Giudizio finale
Per il mondo latino l’exemplum era una forma di narrazione “esemplare” ovvero una sorta di modello da seguire. La banda della Magliana, secondo Daniele Costantini, è un exemplum negativo, ovvero un modello da non seguire. Il fascino che scaturisce dai cattivi è più magnetico di quello degli eroi positivi, questo ce lo aveva già insegnato Disney, quando eravamo piccoli. Costantini vuole dimostrare come le vite dei malviventi siano vissute con bruciante intensità, a loro modo sono uomini fuori dal comune, eccezionali.
L’impianto narrativo è incentrato su un set di impostazione teatrale. Davanti ad un giudice immaginario i membri della banda, quelli ancora vivi come quelli già morti, rendono atto delle loro imprese.
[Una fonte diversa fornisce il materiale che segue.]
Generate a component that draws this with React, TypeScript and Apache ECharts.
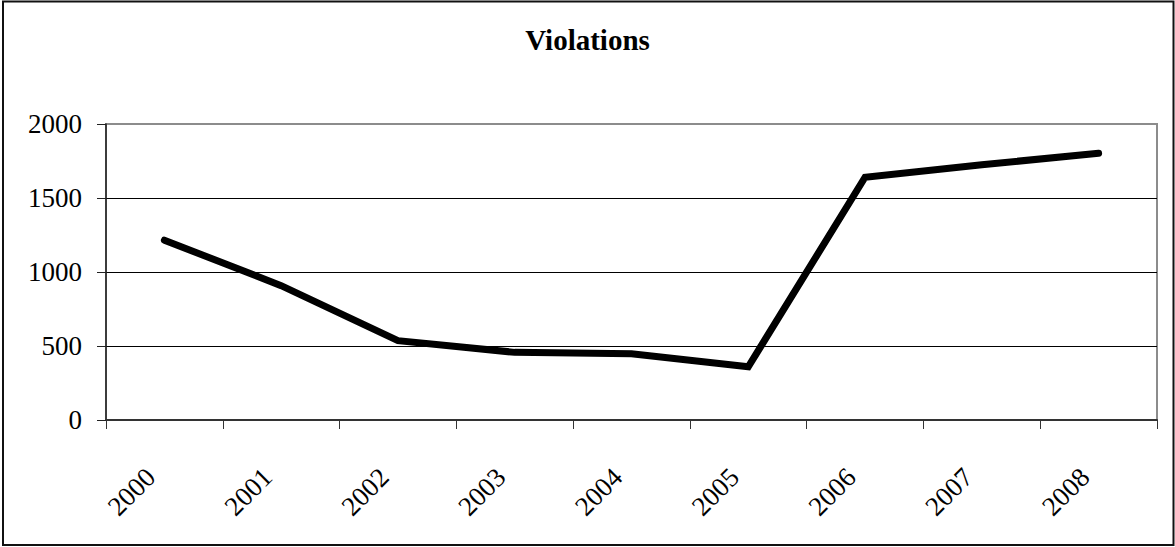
import React, { useEffect, useRef } from "react";
import * as echarts from "echarts";

const titleText = "Violations";
const years = ["2000", "2001", "2002", "2003", "2004", "2005", "2006", "2007", "2008"];
const violations = [1215, 908, 536, 457, 447, 360, 1640, 1725, 1802];
const yTicks = { min: 0, max: 2000, interval: 500 };

const FONT = "'Liberation Serif', 'Times New Roman', serif";

export default function App() {
  const ref = useRef<HTMLDivElement>(null);
  useEffect(() => {
    document.body.style.margin = "0";
    const chart = echarts.init(ref.current!, null, { renderer: "svg" });
    chart.setOption({
      animation: false,
      backgroundColor: "#fff",
      title: {
        text: titleText,
        left: "center",
        top: 20,
        textStyle: { fontFamily: FONT, fontSize: 29, fontWeight: "bold", color: "#000" },
      },
      graphic: [
        {
          type: "rect",
          shape: { x: 3, y: 1.5, width: 1170.5, height: 543.5 },
          style: { fill: "none", stroke: "#111", lineWidth: 2 },
          silent: true,
        },
      ],
      grid: {
        left: 106,
        right: 18,
        top: 124,
        bottom: 127,
        show: true,
        borderColor: "#8c8c8c",
        borderWidth: 2,
        backgroundColor: "transparent",
      },
      xAxis: {
        type: "category",
        data: years,
        boundaryGap: true,
        axisLine: { show: true, lineStyle: { color: "#333", width: 2 } },
        axisTick: { show: true, length: 9, alignWithLabel: false, lineStyle: { color: "#333", width: 1 } },
        axisLabel: {
          rotate: 45,
          margin: 58,
          fontFamily: FONT,
          fontSize: 27,
          color: "#000",
          interval: 0,
          verticalAlign: "bottom",
          padding: [0, 6, 0, 0],
        },
        splitLine: { show: false },
      },
      yAxis: {
        type: "value",
        min: yTicks.min,
        max: yTicks.max,
        interval: yTicks.interval,
        axisLine: { show: true, lineStyle: { color: "#222", width: 1.5 } },
        axisTick: { show: true, length: 9, lineStyle: { color: "#222", width: 1 } },
        axisLabel: {
          margin: 24,
          fontFamily: FONT,
          fontSize: 27,
          color: "#000",
          formatter: (v: number) => String(v),
        },
        splitLine: {
          show: true,
          lineStyle: { color: ["#000", "#000", "#000", "#000", "#8c8c8c"], width: 1 },
        },
      },
      series: [
        {
          type: "line",
          data: violations,
          showSymbol: false,
          symbol: "none",
          lineStyle: { color: "#000", width: 7, cap: "round", join: "miter" },
        },
      ],
    });
    return () => chart.dispose();
  }, []);
  return (
    <div
      ref={ref}
      style={{ position: "fixed", left: 0, top: 0, width: 1175, height: 547 }}
    />
  );
}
Lo sguardo in macchina si rivolge al pubblico che viene identificato come una sorta di giudice (impersonato nel finale da un mefistofelico Leo Gullotta). Teatrale è anche l’impostazione della recitazione, sempre sopra le righe, degli attori romaneschi. Le vicende passate sono sempre raccontate dalle voci dei membri della banda, solo alcuni episodi vengono messi in scena e girati con linguaggio filmico. Non a caso il soggetto del film è tratto dall’omonimo spettacolo teatrale dello stesso Constantini del quale è stato scelto di non snaturarne l’impianto narrativo.
Il film è stato girato con un budget molto ridotto, utilizzando telecamere HD (Alta Definizione) nei momenti in cui la banda si confessa al pubblico/giudice e in Dv, di qualità più bassa come per gli home video d’epoca, quando vengono riportati alla memoria i fatti del lontano passato. Il set scelto è stato ricostruito all’interno del carcere di Rebibbia, dove la troupe ha girato per tre settimane. Alcuni delle comparse e dei personaggi secondari sono stati infatti interpretati da detenuti del carcere romano, ovvero alcuni fra i membri delle vere bande che imperversavano nei quartieri di Roma all’epoca dei fatti narrati.
Un prodotto che in definitiva sarebbe piaciuto a Peter Brook di Marat/Sade (id., 1967), ma che mette impietosamente in luce come esista una incompatibilità evidente fra testi teatrali e cinema senza un’adeguata variazione dei registri linguistici.